Required work: Locate every line in the records below that holds the word "with" and return each one.
_ _ _
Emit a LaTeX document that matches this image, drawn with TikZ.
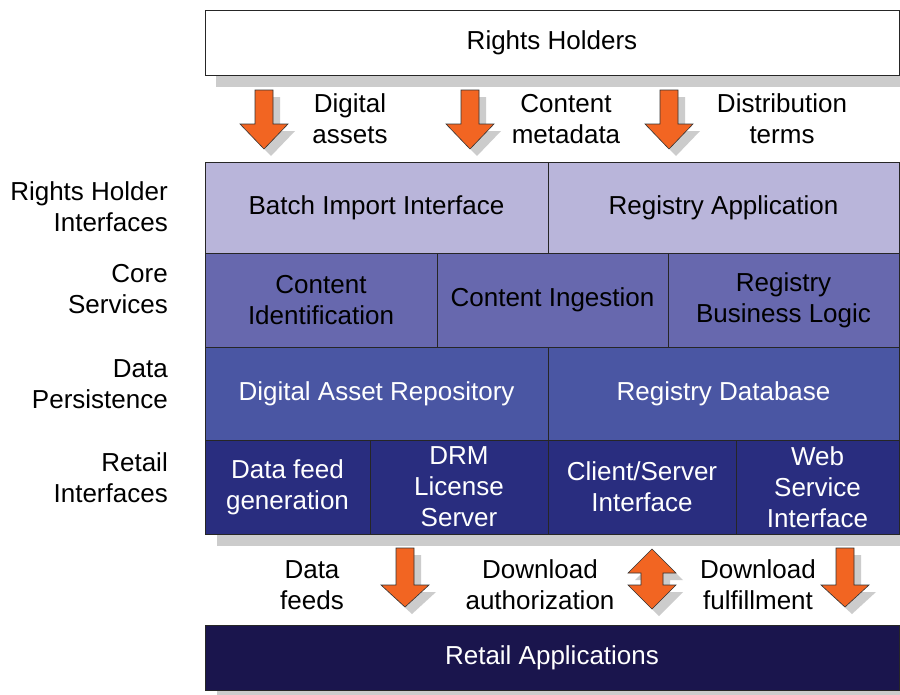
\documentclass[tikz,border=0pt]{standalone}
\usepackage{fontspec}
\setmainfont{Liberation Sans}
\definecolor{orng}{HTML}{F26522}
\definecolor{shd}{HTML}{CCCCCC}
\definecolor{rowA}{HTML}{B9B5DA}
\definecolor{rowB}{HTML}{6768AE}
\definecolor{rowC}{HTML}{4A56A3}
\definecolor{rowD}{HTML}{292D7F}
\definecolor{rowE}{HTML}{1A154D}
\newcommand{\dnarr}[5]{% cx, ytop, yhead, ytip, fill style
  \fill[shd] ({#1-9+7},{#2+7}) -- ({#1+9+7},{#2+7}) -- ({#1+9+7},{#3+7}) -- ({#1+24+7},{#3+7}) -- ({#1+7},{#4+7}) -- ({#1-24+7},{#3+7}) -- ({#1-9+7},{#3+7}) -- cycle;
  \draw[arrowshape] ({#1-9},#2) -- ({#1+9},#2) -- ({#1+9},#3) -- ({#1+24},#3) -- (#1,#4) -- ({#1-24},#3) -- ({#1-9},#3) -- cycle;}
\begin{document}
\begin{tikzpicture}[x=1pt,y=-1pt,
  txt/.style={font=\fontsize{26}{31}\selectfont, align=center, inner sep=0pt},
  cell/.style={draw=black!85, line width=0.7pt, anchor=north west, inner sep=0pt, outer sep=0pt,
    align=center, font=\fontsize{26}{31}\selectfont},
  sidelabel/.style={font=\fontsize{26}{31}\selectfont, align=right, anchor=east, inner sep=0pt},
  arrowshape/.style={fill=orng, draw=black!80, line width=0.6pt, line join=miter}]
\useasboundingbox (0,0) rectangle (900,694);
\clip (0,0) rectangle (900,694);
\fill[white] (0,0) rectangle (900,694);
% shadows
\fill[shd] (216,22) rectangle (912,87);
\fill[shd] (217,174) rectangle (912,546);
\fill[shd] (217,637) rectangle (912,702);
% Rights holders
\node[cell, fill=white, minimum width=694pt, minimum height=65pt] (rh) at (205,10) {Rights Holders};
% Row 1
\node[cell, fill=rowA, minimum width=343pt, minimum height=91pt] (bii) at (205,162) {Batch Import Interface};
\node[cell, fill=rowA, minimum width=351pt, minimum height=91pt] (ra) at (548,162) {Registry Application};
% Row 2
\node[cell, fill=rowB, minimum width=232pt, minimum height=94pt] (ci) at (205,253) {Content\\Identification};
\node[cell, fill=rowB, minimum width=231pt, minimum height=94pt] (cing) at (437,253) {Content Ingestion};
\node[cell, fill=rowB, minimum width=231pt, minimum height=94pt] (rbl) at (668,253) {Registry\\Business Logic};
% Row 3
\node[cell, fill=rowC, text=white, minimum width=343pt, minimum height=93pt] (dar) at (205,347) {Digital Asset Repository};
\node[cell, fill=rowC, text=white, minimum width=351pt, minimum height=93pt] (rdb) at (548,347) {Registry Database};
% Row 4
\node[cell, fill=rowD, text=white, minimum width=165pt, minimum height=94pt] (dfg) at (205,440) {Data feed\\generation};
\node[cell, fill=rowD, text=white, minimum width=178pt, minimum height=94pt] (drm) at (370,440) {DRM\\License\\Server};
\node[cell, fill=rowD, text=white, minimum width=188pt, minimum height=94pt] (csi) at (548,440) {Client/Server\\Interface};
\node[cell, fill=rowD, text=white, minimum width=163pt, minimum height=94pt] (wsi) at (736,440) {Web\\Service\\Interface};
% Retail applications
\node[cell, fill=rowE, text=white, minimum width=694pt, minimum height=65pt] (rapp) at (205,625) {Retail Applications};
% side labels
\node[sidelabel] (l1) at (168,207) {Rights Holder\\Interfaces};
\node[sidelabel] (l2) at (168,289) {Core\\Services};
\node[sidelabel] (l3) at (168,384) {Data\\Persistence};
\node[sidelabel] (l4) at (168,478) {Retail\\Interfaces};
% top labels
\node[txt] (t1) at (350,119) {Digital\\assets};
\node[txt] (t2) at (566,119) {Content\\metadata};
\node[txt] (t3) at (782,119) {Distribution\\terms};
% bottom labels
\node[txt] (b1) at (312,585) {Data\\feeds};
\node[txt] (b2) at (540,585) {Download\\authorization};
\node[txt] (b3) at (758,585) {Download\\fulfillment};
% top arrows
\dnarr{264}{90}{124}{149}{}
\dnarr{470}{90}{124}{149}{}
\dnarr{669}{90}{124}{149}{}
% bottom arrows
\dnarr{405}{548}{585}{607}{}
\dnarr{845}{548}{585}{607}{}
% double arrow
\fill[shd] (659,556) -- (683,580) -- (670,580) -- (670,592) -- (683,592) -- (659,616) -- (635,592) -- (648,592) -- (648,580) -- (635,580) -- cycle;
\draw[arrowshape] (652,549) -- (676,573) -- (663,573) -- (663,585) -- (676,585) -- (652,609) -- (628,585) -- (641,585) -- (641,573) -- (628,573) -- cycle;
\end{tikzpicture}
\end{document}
_ _ _
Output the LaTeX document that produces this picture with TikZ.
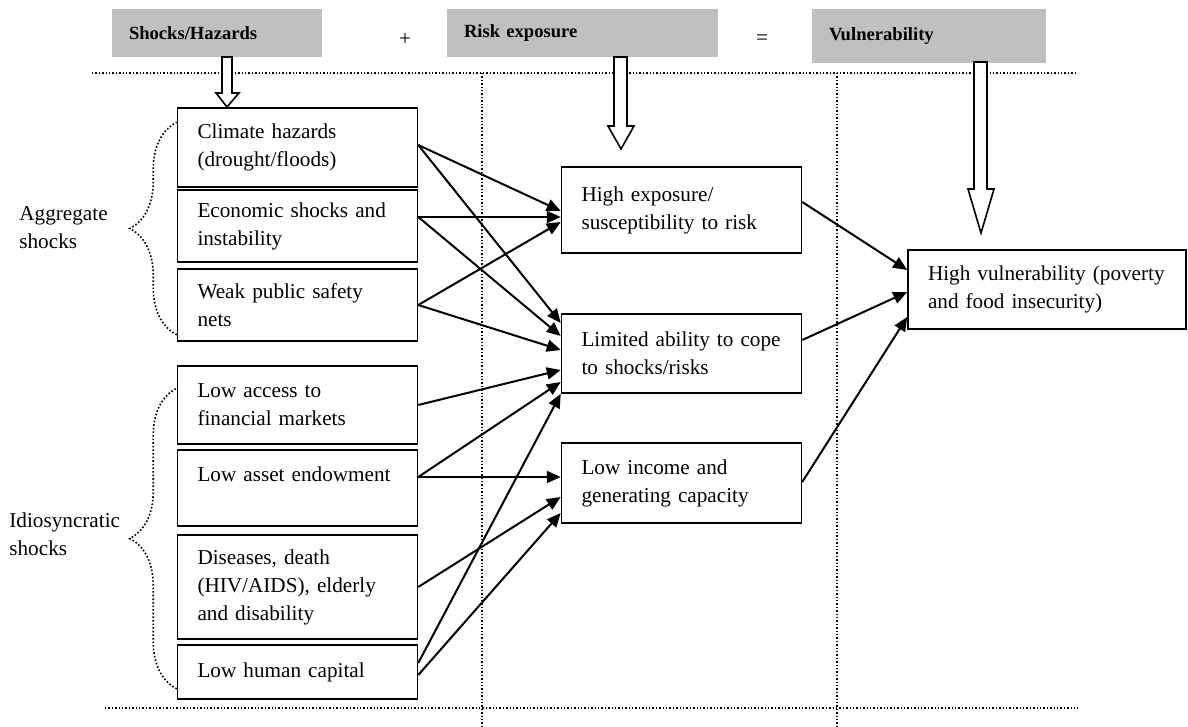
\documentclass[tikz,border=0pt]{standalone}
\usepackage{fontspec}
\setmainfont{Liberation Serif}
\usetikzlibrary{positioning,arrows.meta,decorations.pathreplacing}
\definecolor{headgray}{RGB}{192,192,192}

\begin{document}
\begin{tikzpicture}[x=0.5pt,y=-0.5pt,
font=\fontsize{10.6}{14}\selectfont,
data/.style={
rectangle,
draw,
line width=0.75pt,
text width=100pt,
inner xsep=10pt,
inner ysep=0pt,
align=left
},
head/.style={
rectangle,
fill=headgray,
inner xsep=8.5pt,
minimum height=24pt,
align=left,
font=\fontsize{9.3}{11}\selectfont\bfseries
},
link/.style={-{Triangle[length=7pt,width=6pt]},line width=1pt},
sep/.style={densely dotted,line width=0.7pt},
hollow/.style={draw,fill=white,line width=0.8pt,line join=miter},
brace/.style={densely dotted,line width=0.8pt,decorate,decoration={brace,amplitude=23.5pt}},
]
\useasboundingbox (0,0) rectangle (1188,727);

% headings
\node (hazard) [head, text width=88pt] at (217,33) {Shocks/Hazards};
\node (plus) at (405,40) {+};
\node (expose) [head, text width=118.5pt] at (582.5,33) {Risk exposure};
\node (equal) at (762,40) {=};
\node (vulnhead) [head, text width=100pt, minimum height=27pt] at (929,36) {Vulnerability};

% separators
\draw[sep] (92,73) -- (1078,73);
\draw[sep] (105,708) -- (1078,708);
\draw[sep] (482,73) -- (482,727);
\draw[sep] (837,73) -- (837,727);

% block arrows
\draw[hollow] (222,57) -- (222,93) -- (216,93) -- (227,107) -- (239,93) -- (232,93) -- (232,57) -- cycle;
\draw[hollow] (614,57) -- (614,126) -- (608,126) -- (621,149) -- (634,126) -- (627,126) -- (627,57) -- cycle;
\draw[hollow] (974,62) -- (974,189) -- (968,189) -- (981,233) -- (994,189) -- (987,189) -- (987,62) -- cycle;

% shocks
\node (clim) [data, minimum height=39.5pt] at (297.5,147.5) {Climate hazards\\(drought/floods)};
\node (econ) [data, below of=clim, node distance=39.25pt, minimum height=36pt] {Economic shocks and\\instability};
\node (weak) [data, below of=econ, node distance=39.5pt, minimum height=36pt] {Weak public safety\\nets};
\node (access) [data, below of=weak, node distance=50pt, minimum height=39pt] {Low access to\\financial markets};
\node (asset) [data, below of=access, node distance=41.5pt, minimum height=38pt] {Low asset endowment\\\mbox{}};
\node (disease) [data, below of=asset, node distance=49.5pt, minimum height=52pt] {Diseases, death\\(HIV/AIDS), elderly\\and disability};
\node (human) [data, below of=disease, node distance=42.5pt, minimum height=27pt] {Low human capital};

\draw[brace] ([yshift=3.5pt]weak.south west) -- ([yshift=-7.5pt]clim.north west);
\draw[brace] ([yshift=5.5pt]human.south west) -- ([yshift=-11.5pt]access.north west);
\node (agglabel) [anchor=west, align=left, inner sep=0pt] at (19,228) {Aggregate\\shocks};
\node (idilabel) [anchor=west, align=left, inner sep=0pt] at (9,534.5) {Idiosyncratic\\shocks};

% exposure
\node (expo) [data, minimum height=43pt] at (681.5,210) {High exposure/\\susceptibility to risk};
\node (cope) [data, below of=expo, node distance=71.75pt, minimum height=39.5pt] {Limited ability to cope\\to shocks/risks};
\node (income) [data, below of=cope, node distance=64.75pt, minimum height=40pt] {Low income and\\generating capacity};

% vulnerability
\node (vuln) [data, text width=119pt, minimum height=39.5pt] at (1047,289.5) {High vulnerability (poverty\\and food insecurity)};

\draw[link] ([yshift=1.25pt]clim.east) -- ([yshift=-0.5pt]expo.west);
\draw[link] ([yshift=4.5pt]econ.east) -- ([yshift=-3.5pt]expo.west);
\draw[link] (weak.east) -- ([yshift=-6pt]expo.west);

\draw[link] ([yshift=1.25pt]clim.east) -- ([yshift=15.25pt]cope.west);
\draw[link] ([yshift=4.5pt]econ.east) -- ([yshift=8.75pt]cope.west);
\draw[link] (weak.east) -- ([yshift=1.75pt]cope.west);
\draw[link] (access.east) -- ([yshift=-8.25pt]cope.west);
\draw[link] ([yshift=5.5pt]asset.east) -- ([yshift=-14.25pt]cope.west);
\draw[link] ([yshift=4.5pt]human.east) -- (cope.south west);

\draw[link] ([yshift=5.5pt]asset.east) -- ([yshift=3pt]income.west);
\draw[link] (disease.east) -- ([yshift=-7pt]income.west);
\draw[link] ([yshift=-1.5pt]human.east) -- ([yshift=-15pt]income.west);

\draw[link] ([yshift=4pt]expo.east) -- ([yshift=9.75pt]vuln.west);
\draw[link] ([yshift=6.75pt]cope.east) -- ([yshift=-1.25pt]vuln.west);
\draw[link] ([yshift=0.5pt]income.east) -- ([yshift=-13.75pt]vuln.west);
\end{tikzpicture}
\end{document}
_ _ _
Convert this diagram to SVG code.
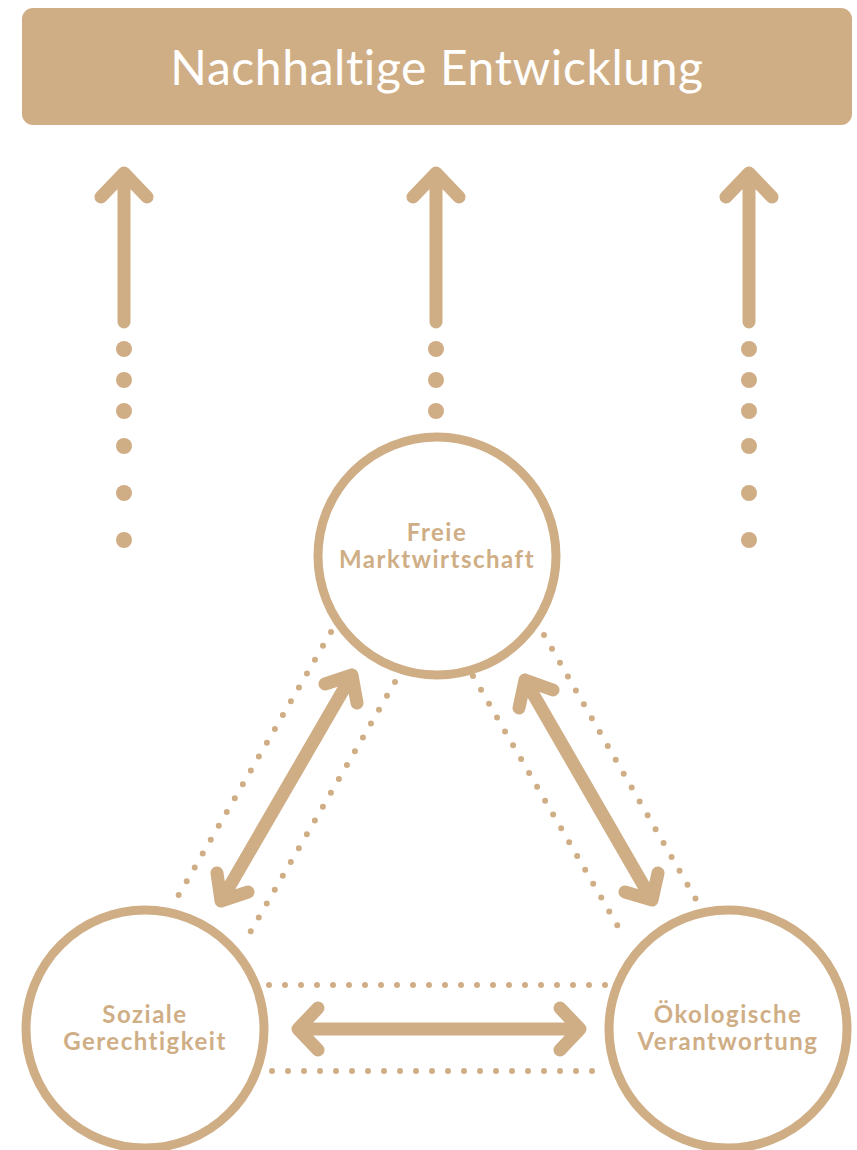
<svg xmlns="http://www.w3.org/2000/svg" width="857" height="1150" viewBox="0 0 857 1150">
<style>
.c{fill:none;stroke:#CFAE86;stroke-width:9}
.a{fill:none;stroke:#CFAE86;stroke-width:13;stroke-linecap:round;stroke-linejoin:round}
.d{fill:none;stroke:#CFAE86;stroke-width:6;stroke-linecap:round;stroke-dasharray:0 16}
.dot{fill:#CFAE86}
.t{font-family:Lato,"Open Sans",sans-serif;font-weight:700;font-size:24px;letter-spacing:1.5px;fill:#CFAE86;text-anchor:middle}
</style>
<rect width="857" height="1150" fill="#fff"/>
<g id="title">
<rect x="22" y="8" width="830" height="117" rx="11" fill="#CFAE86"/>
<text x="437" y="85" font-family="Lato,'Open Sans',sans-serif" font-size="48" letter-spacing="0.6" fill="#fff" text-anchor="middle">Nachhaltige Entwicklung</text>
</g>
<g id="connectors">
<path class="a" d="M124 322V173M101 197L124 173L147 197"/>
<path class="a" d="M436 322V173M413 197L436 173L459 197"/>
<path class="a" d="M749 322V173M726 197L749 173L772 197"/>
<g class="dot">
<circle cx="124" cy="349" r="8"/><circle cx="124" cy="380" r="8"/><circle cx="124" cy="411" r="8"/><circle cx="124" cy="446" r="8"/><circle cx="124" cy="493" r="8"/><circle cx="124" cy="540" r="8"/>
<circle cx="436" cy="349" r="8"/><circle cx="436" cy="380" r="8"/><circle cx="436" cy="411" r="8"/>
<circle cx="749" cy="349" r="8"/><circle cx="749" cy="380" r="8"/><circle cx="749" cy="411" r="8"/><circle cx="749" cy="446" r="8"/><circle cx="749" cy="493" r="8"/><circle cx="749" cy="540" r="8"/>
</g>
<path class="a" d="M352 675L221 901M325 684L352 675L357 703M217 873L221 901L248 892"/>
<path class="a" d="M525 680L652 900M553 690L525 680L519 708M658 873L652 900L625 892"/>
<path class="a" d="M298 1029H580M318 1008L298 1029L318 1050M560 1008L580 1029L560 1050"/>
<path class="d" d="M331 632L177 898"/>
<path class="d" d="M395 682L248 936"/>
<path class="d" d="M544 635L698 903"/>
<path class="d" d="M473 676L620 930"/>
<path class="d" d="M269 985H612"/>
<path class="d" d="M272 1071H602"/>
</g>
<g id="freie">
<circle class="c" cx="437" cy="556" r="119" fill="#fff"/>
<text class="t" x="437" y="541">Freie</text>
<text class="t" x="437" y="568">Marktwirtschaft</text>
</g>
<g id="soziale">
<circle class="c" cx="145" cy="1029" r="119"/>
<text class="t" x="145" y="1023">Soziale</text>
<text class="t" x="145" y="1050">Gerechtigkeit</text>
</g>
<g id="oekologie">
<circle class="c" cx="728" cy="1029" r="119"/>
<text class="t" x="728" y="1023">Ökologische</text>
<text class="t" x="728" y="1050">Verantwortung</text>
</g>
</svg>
_ _ _
Full answer:
Emit a LaTeX document that matches this image, drawn with TikZ.
Output the LaTeX document that produces this picture with TikZ.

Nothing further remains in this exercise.